Early 20th-century American actor, singer, and musician

Arthur Gladstone "Dustbowl" Fowler (1902 – April 1953) was an American actor and musician.

==Career==

Foweler was known as "The Wizard of the Ukulele." He played tenor ukulele accompanied by a gentle croon. Among his hits are No Wonder She's a Blushing Bride, "Crazy Words, Crazy Tune" and "Just a Bird's Eye View of My Old Kentucky Home".

Fowler took up ukulele around 1922, playing professionally from 1925 with his first professional performance at the Metropolitan Picture House in Los Angeles.
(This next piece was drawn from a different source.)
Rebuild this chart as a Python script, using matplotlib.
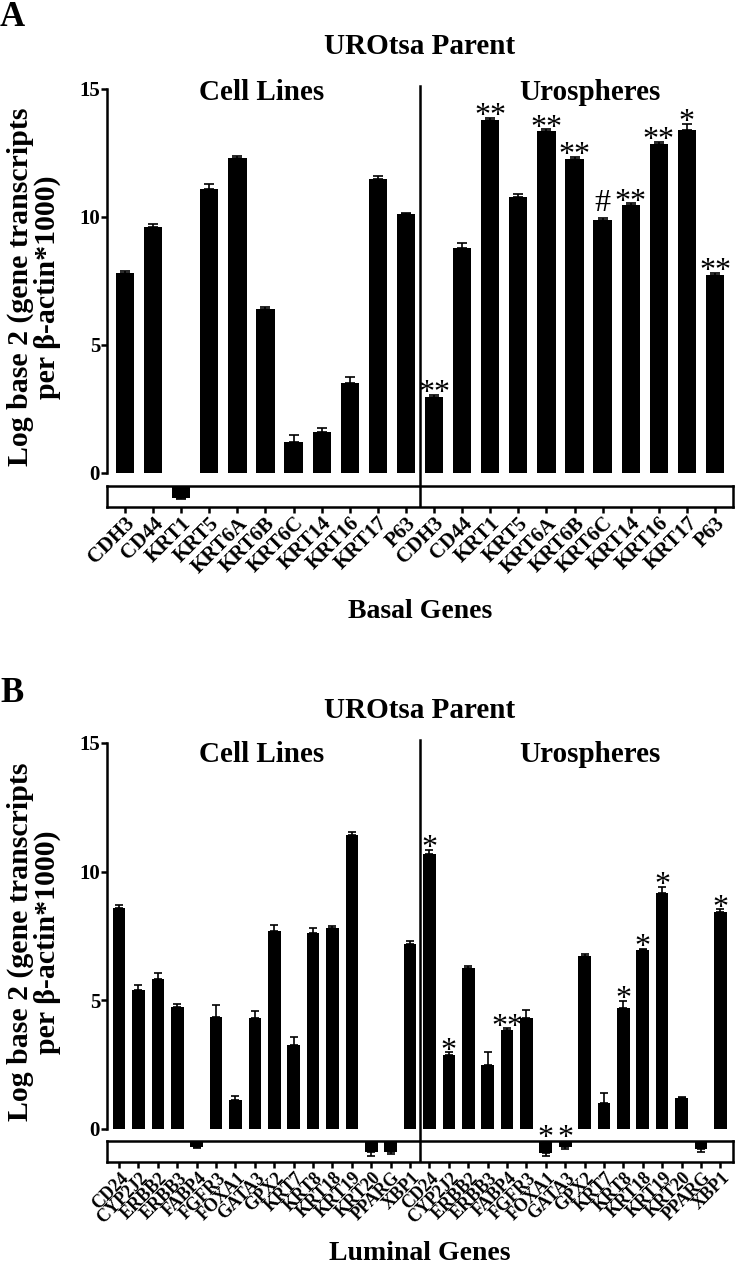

He went on to tour internationally and in 1927 he traveled to England for a series of performances after being discovered by Gerald Samson while performing in New York City.

Fowler appeared in a number of films, including

- Tonto Basin Outlaws (1941)
- Arizona Trail (1943)
- West of Texas (1943)
- Black Market Rustlers (1943)
- Law Men (1944)
- West of the Rio Grande (1944)
- Range Law (1944)

==Personal life==

Fowler married actress and dancer Emma Haig in 1928 at the Savoy Chapel in London, England.

He and Haig reportedly ran antique shops in Newport, RI and Manhattan after she left the stage in 1931.